[Aim]:
Quote, line for line, the entries from the first through the one containing "import * as". Pictures are left out.

[Data in this exercise]:
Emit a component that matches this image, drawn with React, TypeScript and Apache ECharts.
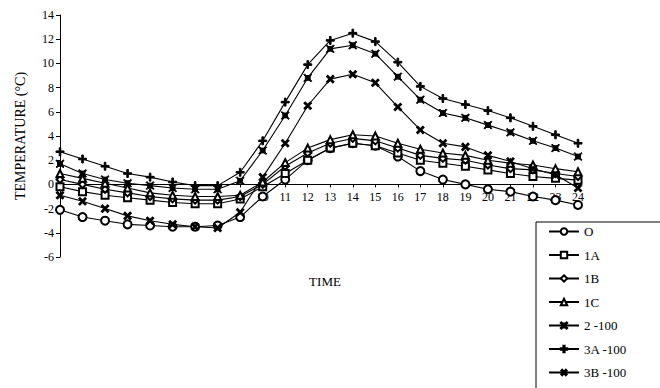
import React, { useEffect, useRef } from "react";
import * as echarts from "echarts";

const hours = ["1","2","3","4","5","6","7","8","9","10","11","12","13","14","15","16","17","18","19","20","21","22","23","24"];

const seriesNames = ["O", "1A", "1B", "1C", "2 -100", "3A -100", "3B -100"];

const valsO = [-2.1, -2.7, -3.0, -3.3, -3.4, -3.5, -3.5, -3.4, -2.7, -1.0, 0.4, 2.0, 3.0, 3.4, 3.2, 2.3, 1.1, 0.4, 0.0, -0.4, -0.6, -1.0, -1.3, -1.7];
const vals1A = [-0.2, -0.6, -0.9, -1.1, -1.3, -1.5, -1.6, -1.6, -1.2, -0.2, 0.9, 2.0, 3.0, 3.4, 3.2, 2.6, 2.0, 1.75, 1.5, 1.2, 0.9, 0.65, 0.5, 0.35];
const vals1B = [0.4, 0.0, -0.4, -0.7, -1.0, -1.2, -1.3, -1.3, -1.0, 0.0, 1.5, 2.6, 3.4, 3.8, 3.6, 3.0, 2.4, 2.15, 2.0, 1.6, 1.3, 1.2, 0.9, 0.65];
const vals1C = [0.9, 0.5, 0.1, -0.3, -0.7, -0.9, -1.0, -1.0, -0.9, 0.2, 1.8, 3.0, 3.7, 4.1, 4.0, 3.4, 2.9, 2.6, 2.4, 2.0, 1.75, 1.6, 1.3, 1.05];
const vals2 = [1.7, 0.9, 0.4, 0.1, -0.1, -0.3, -0.4, -0.4, 0.3, 2.8, 5.7, 8.8, 11.2, 11.5, 10.8, 8.9, 7.0, 5.9, 5.5, 4.9, 4.3, 3.6, 3.0, 2.3];
const vals3A = [2.7, 2.1, 1.5, 0.9, 0.6, 0.2, -0.1, -0.1, 1.0, 3.6, 6.8, 9.9, 11.9, 12.5, 11.8, 10.1, 8.1, 7.1, 6.6, 6.1, 5.5, 4.8, 4.1, 3.4];
const vals3B = [-0.9, -1.4, -2.0, -2.6, -3.0, -3.3, -3.5, -3.6, -2.3, 0.6, 3.4, 6.5, 8.7, 9.1, 8.4, 6.4, 4.5, 3.4, 3.1, 2.4, 1.9, 1.3, 0.8, -0.3];

const yTicks = { min: -6, max: 14, interval: 2 };

const PLUS = "path://M4,0H6V4H10V6H6V10H4V6H0V4H4Z";
const STAR = "path://M0,1L1,0L5,4L9,0L10,1L6,5L10,9L9,10L5,6L1,10L0,9L4,5Z M2,2H8V8H2Z";

const FONT = "Liberation Serif";

export default function App() {
  const ref = useRef<HTMLDivElement>(null);
  useEffect(() => {
    if (!ref.current) return;
    const chart = echarts.init(ref.current, undefined, { renderer: "svg" });
    const mk = (name: string, data: number[], symbol: string, size: number, rotate = 0) => ({
      name,
      type: "line",
      data,
      symbol,
      symbolSize: size,
      symbolRotate: rotate,
      showAllSymbol: true,
      lineStyle: { color: "#000", width: 1.1 },
      itemStyle: { color: "#000", borderColor: "#000", borderWidth: 1 },
      emphasis: { disabled: true },
    });
    // plot height 242 px for 20 units => zero line 72.6 px above the bottom
    chart.setOption({
      animation: false,
      backgroundColor: "#fff",
      grid: { left: 60, right: 82, top: 15, bottom: 131, containLabel: false },
      xAxis: {
        type: "category",
        data: hours,
        boundaryGap: false,
        offset: -72.6,
        axisLine: { onZero: false, lineStyle: { color: "#000", width: 1 } },
        axisTick: { show: true, length: 3, inside: false, lineStyle: { color: "#000" } },
        axisLabel: {
          interval: 0,
          color: "#000",
          fontFamily: FONT,
          fontSize: 12,
          margin: 7,
          formatter: (v: string) => (Number(v) >= 10 ? v : ""),
        },
        splitLine: { show: false },
      },
      yAxis: {
        type: "value",
        min: yTicks.min,
        max: yTicks.max,
        interval: yTicks.interval,
        name: "TEMPERATURE (°C)",
        nameLocation: "middle",
        nameGap: 33,
        nameTextStyle: { color: "#000", fontFamily: FONT, fontSize: 14 },
        axisLine: { show: true, lineStyle: { color: "#000", width: 1 } },
        axisTick: { show: true, length: 4, lineStyle: { color: "#000" } },
        axisLabel: { color: "#000", fontFamily: FONT, fontSize: 12, margin: 6 },
        splitLine: { show: false },
      },
      legend: {
        orient: "vertical",
        left: 543,
        top: 220,
        itemWidth: 30,
        itemHeight: 8,
        itemGap: 10.5,
        textStyle: { color: "#000", fontFamily: FONT, fontSize: 13, lineHeight: 13 },
        data: seriesNames,
      },
      graphic: [
        {
          type: "rect",
          shape: { x: 536, y: 222, width: 140, height: 180 },
          style: { fill: "none", stroke: "#000", lineWidth: 1 },
          silent: true,
        },
        {
          type: "text",
          x: 325,
          y: 281,
          style: { text: "TIME", fill: "#000", font: `13px "${FONT}"`, align: "center", verticalAlign: "middle" },
        },
      ],
      series: [
        mk(seriesNames[0], valsO, "emptyCircle", 8),
        mk(seriesNames[1], vals1A, "emptyRect", 7),
        mk(seriesNames[2], vals1B, "emptyDiamond", 7),
        mk(seriesNames[3], vals1C, "emptyTriangle", 7),
        mk(seriesNames[4], vals2, STAR, 8),
        mk(seriesNames[5], vals3A, PLUS, 8),
        mk(seriesNames[6], vals3B, PLUS, 9, 45),
      ],
    });
    return () => chart.dispose();
  }, []);
  return <div ref={ref} style={{ width: 660, height: 388, position: "absolute", left: 0, top: 0 }} />;
}
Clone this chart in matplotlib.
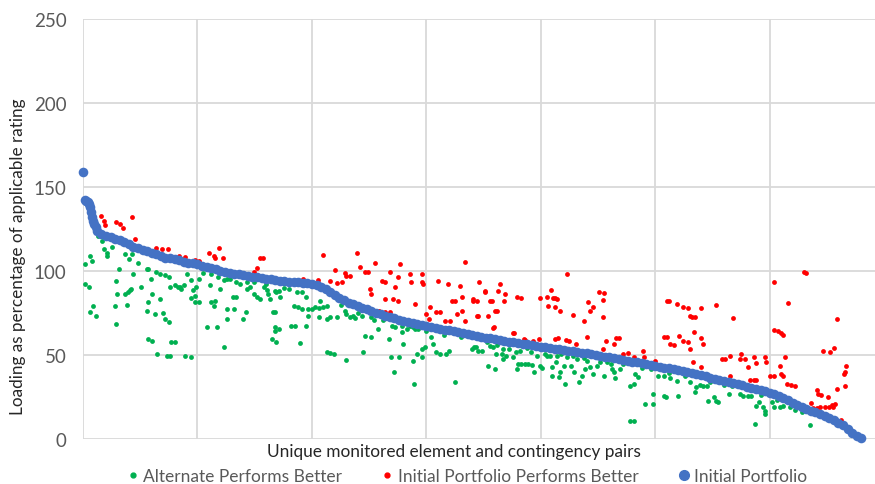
import matplotlib
matplotlib.use("Agg")
import matplotlib.pyplot as plt
from matplotlib.lines import Line2D
import numpy as np

plt.rcParams['font.family'] = ['Lato', 'DejaVu Sans']

# Initial portfolio loading, sorted descending, one value every 4th pair
initial = [159, 141, 132, 124, 122, 121, 120, 119, 118.5, 117, 116, 114.5, 113.5, 112.5,
           112, 111, 110, 109, 108, 107.5, 107, 106.5, 105.5, 105, 104.5, 104, 103, 102.5,
           101.5, 101, 100, 99.5, 99, 98.5, 98, 97.5, 97, 96.5, 96.3, 96, 95.5, 95, 94.5,
           94.2, 94, 93.7, 93.4, 93.2, 93, 92.7, 92.3, 91.5, 90.3, 89, 87.3, 85.5, 84, 82.5,
           81.2, 80.2, 79, 78, 77.2, 76.2, 75.2, 74.3, 73.5, 72.6, 71.8, 71, 70.3, 69.8,
           69.2, 68.5, 67.9, 67.4, 66.8, 66.2, 65.6, 65.1, 64.6, 64, 63.5, 63, 62.2, 61.9,
           61.4, 60.9, 60.4, 59.9, 59.4, 58.9, 58.4, 58, 57.6, 57.2, 56.8, 56.4, 56, 55.5,
           55, 54.6, 54.2, 53.8, 53.4, 53, 52.6, 52.2, 51.7, 51.3, 50.9, 50.4, 49.9, 49.5,
           49, 48.6, 48.2, 47.7, 47.2, 46.7, 46.1, 45.6, 45.1, 44.6, 44.1, 43.6, 43.1, 42.3,
           42, 41.5, 41, 40.4, 39.8, 39.2, 38.5, 37.9, 37.3, 36.6, 36, 35.4, 34.8, 34.1,
           33.4, 32.7, 32, 31.2, 30.3, 29.7, 29.2, 28.6, 27.6, 26.6, 25.5, 24.4, 23.2, 21.7,
           20, 18.9, 17.8, 16.8, 15.8, 14.8, 13.7, 12.5, 11.2, 9.8, 8.1, 5.8, 3.5, 1.8, 0.6]
initial_rank = np.arange(len(initial)) * 4

# a few extra pairs in the steep head of the curve
head_rank = [2, 3, 5, 6, 7, 9, 10, 11]
head_vals = [142, 141.5, 140, 138, 135, 130, 128, 126]

# Alternate performs better (pair rank, loading)
alt_better_x = [2, 6, 8, 2, 5, 9, 6, 11, 13, 17, 18, 21, 21, 25, 31, 29, 30, 28, 29, 37,
                40, 43, 37, 39, 41, 42, 38, 44, 51, 48, 56, 57, 59, 60, 57, 56, 57, 60, 63,
                67, 65, 70, 72, 75, 73, 76, 77, 80, 64, 67, 72, 75, 76, 80, 83, 85, 86, 88,
                91, 94, 96, 98, 98, 101, 99, 101, 94, 89, 94, 108, 117, 111, 114, 112, 115,
                120, 123, 126, 123, 126, 126, 131, 134, 132, 140, 142, 134, 137, 143, 146,
                149, 152, 155, 143, 149, 158, 161, 162, 163, 166, 168, 165, 169, 169,
                168, 171, 172, 168, 168, 171, 182, 185, 190, 195, 197, 187, 191, 195, 184,
                188, 191, 197, 200, 203, 206, 210, 213, 207, 206, 213, 216, 222, 229, 230,
                233, 236, 238, 244, 252, 254, 213, 216, 219, 230, 245, 246, 252, 258, 267,
                269, 272, 276, 279, 280, 270, 273, 279, 283, 288, 290, 293, 289, 288, 292,
                296, 299, 304, 306, 308, 312, 317, 320, 325, 343, 296,
                340, 342, 345, 349, 353, 354, 360, 361, 366, 367, 370, 376, 378, 380, 383,
                386, 389, 392, 394, 379, 397, 399, 401, 404, 408, 410, 410, 416, 417, 413,
                420, 421, 426, 429, 433, 436, 439, 443, 446, 449, 455, 461, 462, 464, 465,
                469, 478, 481, 482, 485, 491, 498, 498, 502, 509, 478, 481,
                356, 358, 367, 372, 382, 391, 405, 414, 423, 432, 440, 452,
                508, 513, 519, 520, 508, 530, 535, 536, 539, 542, 545, 546, 551, 553, 555,
                564, 574, 577, 581, 584, 588, 591, 594, 596, 596, 587, 602, 604, 609, 612,
                618, 628, 635, 567, 574,
                # dense band just under the curve
                105, 112, 118, 128, 160, 176, 180, 225, 240, 262, 286, 300, 315, 330, 362,
                388, 418, 428, 438, 458, 472, 488, 496, 512, 526, 548, 560, 592, 606, 622]
alt_better_y = [104.2, 109, 106, 92.3, 90.4, 79.4, 75.5, 73.5, 121, 118, 113, 111, 109, 114,
                101, 94, 86.3, 79.4, 68.5, 110, 107, 110, 86.3, 87.3, 88.9, 89.3, 79.8, 98.2,
                90.4, 105, 101, 101, 95.2, 86.3, 81.3, 76.4, 59.5, 58.5, 74.5, 83.3, 50.6,
                74.9, 71.4, 69.4, 49.6, 49.6, 58, 58, 99.4, 98.4, 97.4, 96.4, 90.4, 91.4,
                90.4, 90.4, 89.3, 91.4, 98.4, 94.4, 88.4, 85.4, 81.4, 81.4, 90.4, 95.4, 83.7,
                49.2, 49, 66.5, 66.5, 91.4, 79.4, 81.4, 82.4, 89.3, 94.4, 95.4, 54.5, 77.4,
                71.4, 84.3, 84.3, 77.4, 71.4, 75.5, 93.4, 92.4, 89.3, 90.4, 86.3, 84.3, 83.3,
                93.4, 93.4, 90.4, 88.4, 86.3, 83.3, 75.5, 64.5, 59.5, 57.5, 87.3,
                88.3, 88.3, 84.3, 75.4, 66.5, 65.5, 67.5, 67.1, 57.1, 67.5, 73.4, 87.3, 87.7,
                84.7, 79.4, 78.4, 77.4, 77.4, 77.4, 78.4, 77.8, 78.4, 79.4, 82.3, 72.4, 71.4,
                72.4, 72.4, 76.4, 74.4, 72.4, 73.4, 71.8, 73.4, 72.4, 71, 51.6, 51.2, 50.6,
                47, 51.6, 61.1, 60.5, 65.5, 59.5, 48.6, 39.7, 48.6, 63.5, 56.6, 67.5, 66.5,
                67.5, 65.5, 66.5, 65.5, 65.5, 32.7, 46.6, 50.6, 53.6, 54.6, 60.5, 56.6, 51.6,
                50.6, 50.6, 52.6, 34.1, 54.6, 48.6,
                53.6, 54.6, 52.6, 52.6, 57.5, 43.3, 41.7, 50.6, 50.6, 47.6, 49.6, 48.6, 51.6,
                44.6, 44.6, 44.6, 44.6, 44, 40.1, 41.7, 49.6, 43.3, 42.1, 50.6, 49.6, 42.7,
                37.3, 36.7, 39.7, 45.6, 43.7, 32.7, 43.7, 39.7, 33.7, 37.7, 41.7, 42.7, 38.7,
                43.7, 37.7, 44.6, 41.7, 39.7, 36.1, 41.7, 31.7, 32.7, 38.7, 36.7, 20.8, 20.8,
                26.8, 37.7, 24.8, 10.5, 10.5,
                55.6, 54.6, 53.6, 53.6, 52.6, 51.6, 49.6, 49.6, 48.6, 47.6, 46.6, 45.6,
                37.3, 36.1, 34.7, 25.8, 25.8, 33.7, 27.8, 30.8, 32.1, 31.3, 31.7, 22.8, 24.8,
                22.8, 21.8, 26.8, 26.8, 25.8, 25.8, 25.8, 19.8, 21.8, 18.8, 16.9, 14.9, 8.9,
                21.8, 18.8, 18.8, 19.8, 18.8, 15.9, 8.5, 31.7, 32.7,
                99, 98, 96.5, 95.5, 92, 90, 89.5, 80, 75, 71, 67, 64, 62, 60.5, 56,
                54, 50.5, 49.5, 48.5, 46, 44.5, 42.5, 41.5, 39.5, 37.5, 34, 32, 26, 23, 17]

# Initial portfolio performs better (pair rank, loading)
init_better_x = [16, 18, 19, 29, 32, 35, 43, 45, 64, 69, 74, 84, 89, 98, 101, 110, 114, 115,
                 119, 122, 149, 152, 155, 157,
                 210, 239, 220, 229, 230, 216, 222, 226, 233, 192, 205, 242, 246, 249, 255,
                 261, 264, 251, 252, 264, 271, 275, 268, 273, 275, 277, 286, 287, 296, 296,
                 297, 290, 300, 302, 303, 308, 312, 316, 321, 322, 325, 327, 331, 334, 331,
                 341, 329, 319, 310, 334, 259, 264, 268,
                 346, 341, 344, 351, 351, 356, 357, 345, 344, 354, 364, 363, 369, 368, 360,
                 362, 358, 359, 379, 383, 377, 386, 376, 385, 393, 398,
                 399, 405, 409, 411, 412, 414, 406, 412, 417, 423, 412, 415, 422, 425, 431,
                 428, 438, 440, 441, 443, 446, 451, 455, 454, 454, 457, 464, 466, 468, 454,
                 472, 476, 481, 489, 490, 500, 510, 508,
                 512, 519, 524, 529, 530, 532, 535, 540, 553, 568, 510, 513, 516, 521, 524,
                 529, 530, 534, 540, 542, 533, 540, 558, 561, 565, 575, 574, 578, 581, 586,
                 588, 596, 597, 565, 583, 586, 588, 600, 604, 609, 610, 612, 613, 615, 619,
                 622, 604, 616, 607, 610, 612, 604, 630, 632, 659, 647, 653, 656, 667, 666,
                 665, 666, 659, 641, 642, 645, 651, 654, 655, 657, 648, 644, 641, 636, 638,
                 662, 652]
init_better_y = [133, 130, 127.6, 129, 128, 125.6, 132.4, 119, 113.5, 112.8, 113, 108.8,
                 108.6, 106.5, 106, 111, 108.8, 107.6, 113.5, 107.8, 99.2, 102, 107.6, 107.6,
                 109.5, 110.5, 100.8, 98.8, 97.2, 94.2, 92.6, 93.3, 97.2, 95.2, 94.8, 102.6,
                 99.2, 99.2, 104.8, 94.2, 93.3, 89.3, 86.3, 83.3, 83.3, 82.3, 99.2, 90.3,
                 96.2, 104.2, 98.2, 93.7, 98.2, 93.3, 92.3, 80.4, 74.4, 71.4, 78.4, 75.8,
                 75.4, 70.4, 70.4, 82.3, 82.3, 74.4, 76.4, 70.4, 84.3, 82.3, 91.3, 92.3,
                 94.3, 105.2, 76.4, 75.4, 75.4,
                 93.7, 83.3, 82.3, 88.3, 87.3, 82.3, 82.3, 73.4, 73.4, 73.4, 92.3, 88.3,
                 86.3, 82.3, 76.4, 76.4, 65.9, 66.5, 84.3, 83.7, 63.1, 59.1, 63.1, 59.5,
                 58.5, 59.5,
                 83.7, 84.3, 88.9, 83.7, 83.7, 83.3, 79.4, 78.4, 76.4, 98.2, 59.5, 59.9,
                 59.1, 58.5, 56.5, 73.8, 70.4, 60.5, 81.3, 76.4, 78.4, 87.3, 86.9, 82.9,
                 72.4, 58.3, 56.3, 59.9, 59.9, 53.5, 50.6, 51.2, 48.6, 52.6, 48.6, 46.6,
                 82.3, 60.5,
                 82.3, 80.4, 78.4, 77.8, 73.4, 72.4, 72.4, 77.8, 79.8, 72, 60.5, 56.5, 55.9,
                 61.5, 58.5, 57.5, 53.6, 63.9, 59.9, 56.5, 45.6, 42.7, 47.6, 47.6, 49.6,
                 50.6, 47.6, 47.6, 42.7, 48.6, 45.2, 48.6, 45.6, 37.3, 35.3, 35.3, 35.3,
                 37.7, 37.3, 43.7, 38.7, 37.7, 48.6, 32.7, 32.1, 31.3, 93.7, 80.9, 64.5,
                 63.1, 61.9, 65.1, 99.6, 98.8, 71.4, 52.6, 52, 53.9, 43.5, 39.7, 38.7, 31.7,
                 29.8, 29, 27, 26, 25, 20.2, 19.2, 20.8, 19.2, 19.2, 18.3, 21.2, 18.3, 11.3,
                 19.2]

GREEN = "#00B050"
RED = "#FF0000"
BLUE = "#4472C4"

fig = plt.figure(figsize=(8.75, 4.85), dpi=100)
ax = fig.add_axes([0.0949, 0.0928, 0.9051, 0.866])

ax.scatter(alt_better_x, alt_better_y, s=12, color=GREEN, linewidths=0, zorder=3)
ax.scatter(init_better_x, init_better_y, s=12, color=RED, linewidths=0, zorder=3)
ax.scatter(initial_rank, initial, s=48, color=BLUE, linewidths=0, zorder=4, clip_on=False)
ax.scatter(head_rank, head_vals, s=48, color=BLUE, linewidths=0, zorder=4, clip_on=False)

ax.set_xlim(0, 692)
ax.set_ylim(0, 250)
ax.set_yticks(range(0, 251, 50))
ax.set_xticks(range(0, 692, 100))
ax.set_xticklabels([])
ax.tick_params(length=0, labelsize=13.5, labelcolor="#595959", pad=12)
ax.grid(color="#D9D9D9", linewidth=1.3)
ax.set_axisbelow(True)
for s in ax.spines.values():
    s.set_visible(False)

fig.text(0.021, 0.47, "Loading as percentage of applicable rating", rotation=90,
         ha="center", va="center", fontsize=12.3, color="#262626")
fig.text(0.519, 1 - 452 / 485, "Unique monitored element and contingency pairs",
         ha="center", va="center", fontsize=12.4, color="#262626")

handles = [Line2D([], [], ls="", marker="o", ms=3.5, color=GREEN),
           Line2D([], [], ls="", marker="o", ms=3.5, color=RED),
           Line2D([], [], ls="", marker="o", ms=7, color=BLUE)]
labels = ["Alternate Performs Better", "Initial Portfolio Performs Better", "Initial Portfolio"]
fig.legend(handles, labels, loc="center", bbox_to_anchor=(0.533, 1 - 477 / 485), ncol=3,
           frameon=False, fontsize=12.5, columnspacing=2.2, handletextpad=0.2,
           handlelength=0.8, labelcolor="#595959")

fig.savefig("out.png", dpi=100)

[Correct output]:
Emit a component that matches this image, drawn with React, TypeScript and Apache ECharts.
import React, { useEffect, useRef } from "react";
import * as echarts from "echarts";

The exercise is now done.